Modal politik adalah ukuran keterlibatan sosial. Semua lapisan atau kelompok memiliki peluang atau kesempatan yang sama dalam kepemimpinan, serta memiliki suara dalam masalah umum yang terjadi dalam komunitas. Lembaga pemerintah atau perwakilannya yang memiliki hubungan dengan komunitas, seperti komunitas sekolah, komite pelayan kesehatan, pelayanan listrik atau air.

7)  Modal Agama dan budaya

Upaya pemberian bantuan empati dan perhatian, kasih sayang, dan unsur dari kebijakan praktis (dorongan utama pada kegiatan pelayanan). Termasuk juga kepercayaan, nilai, sejarah, makanan, warisan budaya, seni, dan lain-lain. Kebudayaan yang unik di setiap daerah masing-masing merupakan serangkaian ide, gagasan, norma, perlakuan, serta benda yang merupakan hasil karya manusia yang hidup berkembang dalam sebuah ruang geografis. Agama merupakan suatu sistem berperilaku yang mendasar, dan berfungsi untuk mengintegrasikan perilaku individu di dalam sebuah komunitas, baik perilaku lahiriah maupun simbolik.  Agama menuntut terbentuknya moral sosial yang bukan hanya kepercayaan, tetapi juga perilaku atau amalan. Identifikasi dan pemetaan modal budaya agama merupakan langkah yang sangat penting untuk melihat keberadaan kegiatan dan ritual kebudayaan dan keagamaan dalam suatu komunitas, termasuk kelembagaan dan tokoh-tokoh penting yang berperan langsung atau tidak langsung di dalamnya. Sangat penting kita mengetahui sejauh mana keberadaan ritual keagamaan dan kebudayaan yang ada di masyarakat serta pola relasi yang tercipta di antaranya dan selanjutnya bisa dimanfaatkan sebagai peluang untuk menunjang pengembangan perencanaan dan kegiatan bersama.

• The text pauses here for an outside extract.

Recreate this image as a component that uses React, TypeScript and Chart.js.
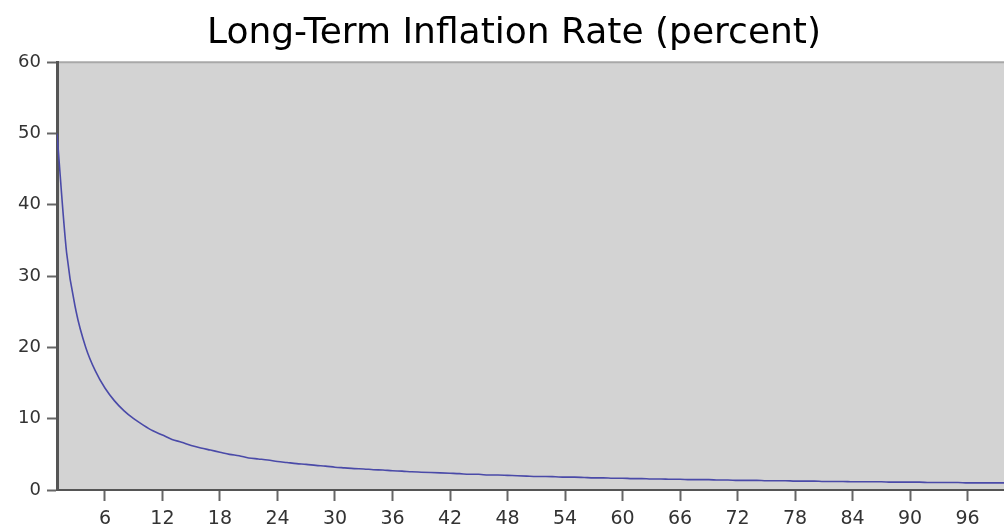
import React, { useEffect, useRef } from "react";
import { Chart, registerables } from "chart.js";

Chart.register(...registerables);

const TITLE = "Long-Term Inflation Rate (percent)";

const years: number[] = [
  1, 2, 3, 4, 5, 6, 7, 8, 9, 10, 11, 12, 13, 14, 15, 16, 17, 18, 19, 20,
  21, 22, 23, 24, 25, 26, 27, 28, 29, 30, 31, 32, 33, 34, 35, 36, 37, 38, 39, 40,
  41, 42, 43, 44, 45, 46, 47, 48, 49, 50, 51, 52, 53, 54, 55, 56, 57, 58, 59, 60,
  61, 62, 63, 64, 65, 66, 67, 68, 69, 70, 71, 72, 73, 74, 75, 76, 77, 78, 79, 80,
  81, 82, 83, 84, 85, 86, 87, 88, 89, 90, 91, 92, 93, 94, 95, 96, 97, 98, 99, 100,
];

const inflation: number[] = [
  50, 33.3, 25, 20, 16.7, 14.3, 12.5, 11.1, 10, 9.1,
  8.3, 7.7, 7.1, 6.7, 6.25, 5.9, 5.6, 5.3, 5.0, 4.8,
  4.5, 4.35, 4.2, 4.0, 3.85, 3.7, 3.6, 3.45, 3.35, 3.2,
  3.1, 3.0, 2.95, 2.85, 2.8, 2.7, 2.65, 2.55, 2.5, 2.45,
  2.4, 2.35, 2.3, 2.2, 2.2, 2.1, 2.1, 2.05, 2.0, 1.95,
  1.9, 1.9, 1.85, 1.8, 1.8, 1.75, 1.7, 1.7, 1.65, 1.65,
  1.6, 1.6, 1.55, 1.55, 1.5, 1.5, 1.45, 1.45, 1.45, 1.4,
  1.4, 1.35, 1.35, 1.35, 1.3, 1.3, 1.3, 1.25, 1.25, 1.25,
  1.2, 1.2, 1.2, 1.15, 1.15, 1.15, 1.15, 1.1, 1.1, 1.1,
  1.1, 1.05, 1.05, 1.05, 1.05, 1.0, 1.0, 1.0, 1.0, 1.0,
];

const xTicks: number[] = [6, 12, 18, 24, 30, 36, 42, 48, 54, 60, 66, 72, 78, 84, 90, 96];
const yTicks: number[] = [0, 10, 20, 30, 40, 50, 60];

const plotBg = {
  id: "plotBg",
  beforeDraw(chart: any) {
    const { ctx, chartArea: a } = chart;
    ctx.save();
    ctx.fillStyle = "#d3d3d3";
    ctx.fillRect(a.left, a.top, a.right - a.left, a.bottom - a.top);
    ctx.strokeStyle = "#a8a8a8";
    ctx.lineWidth = 2;
    ctx.beginPath();
    ctx.moveTo(a.left, a.top);
    ctx.lineTo(a.right, a.top);
    ctx.stroke();
    ctx.restore();
  },
};

export default function App() {
  const ref = useRef<HTMLCanvasElement | null>(null);
  useEffect(() => {
    if (!ref.current) return;
    const chart = new Chart(ref.current, {
      type: "line",
      data: {
        datasets: [
          {
            data: years.map((x, i) => ({ x, y: inflation[i] })),
            borderColor: "#4a4aa8",
            borderWidth: 1.6,
            pointRadius: 0,
            cubicInterpolationMode: "monotone",
            fill: false,
          },
        ],
      },
      options: {
        animation: false,
        responsive: false,
        maintainAspectRatio: false,
        layout: { padding: 0 },
        plugins: {
          legend: { display: false },
          tooltip: { enabled: false },
          title: {
            display: true,
            text: TITLE,
            color: "#000",
            font: { family: "DejaVu Sans", size: 36, weight: "normal", lineHeight: 1.2 },
            padding: { top: 12, bottom: 7 },
          },
        },
        scales: {
          x: {
            type: "linear",
            min: 1,
            max: 102.3,
            afterBuildTicks: (s: any) => {
              s.ticks = xTicks.map((v) => ({ value: v }));
            },
            afterFit: (s: any) => {
              s.height = 38;
            },
            ticks: {
              color: "#333",
              font: { family: "DejaVu Sans", size: 19 },
              padding: 7,
              maxRotation: 0,
              autoSkip: false,
            },
            grid: { drawOnChartArea: false, tickLength: 11, tickColor: "#666", tickWidth: 2 },
            border: { color: "#555", width: 2 },
          },
          y: {
            min: 0,
            max: 60,
            afterBuildTicks: (s: any) => {
              s.ticks = yTicks.map((v) => ({ value: v }));
            },
            afterFit: (s: any) => {
              s.width = 57;
            },
            ticks: {
              color: "#333",
              font: { family: "DejaVu Sans", size: 18 },
              padding: 6,
            },
            grid: { drawOnChartArea: false, tickLength: 10, tickColor: "#666", tickWidth: 2 },
            border: { color: "#555", width: 3 },
          },
        },
      },
      plugins: [plotBg],
    });
    return () => chart.destroy();
  }, []);
  return (
    <div
      style={{
        position: "fixed",
        left: 0,
        top: 0,
        width: 1004,
        height: 528,
        overflow: "hidden",
        background: "#fff",
      }}
    >
      <canvas ref={ref} width={1028} height={528} style={{ display: "block" }} />
    </div>
  );
}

Akhirnya yang menjadi harapan kita bersama sebagai Guru Penggerak adalah bahwa melalui pendekatan Pengembangan Sekolah Berbasis Aset  yang menekankan kepada kemandirian dari sekolah untuk dapat menyelesaikan tantangan yang dihadapinya dengan bermodalkan kekuatan dan potensi yang ada di dalam sekolah itu sendiri dapat mempercepat transformasi pendidikan serta memperoleh hasil yang diharapkan yaitu para guru merdeka, peserta didik yang merdeka dan memiliki Profil Pelajar Pancasila , warga sekolah yang merdeka dan menjadi pembelajar sepanjang hayat.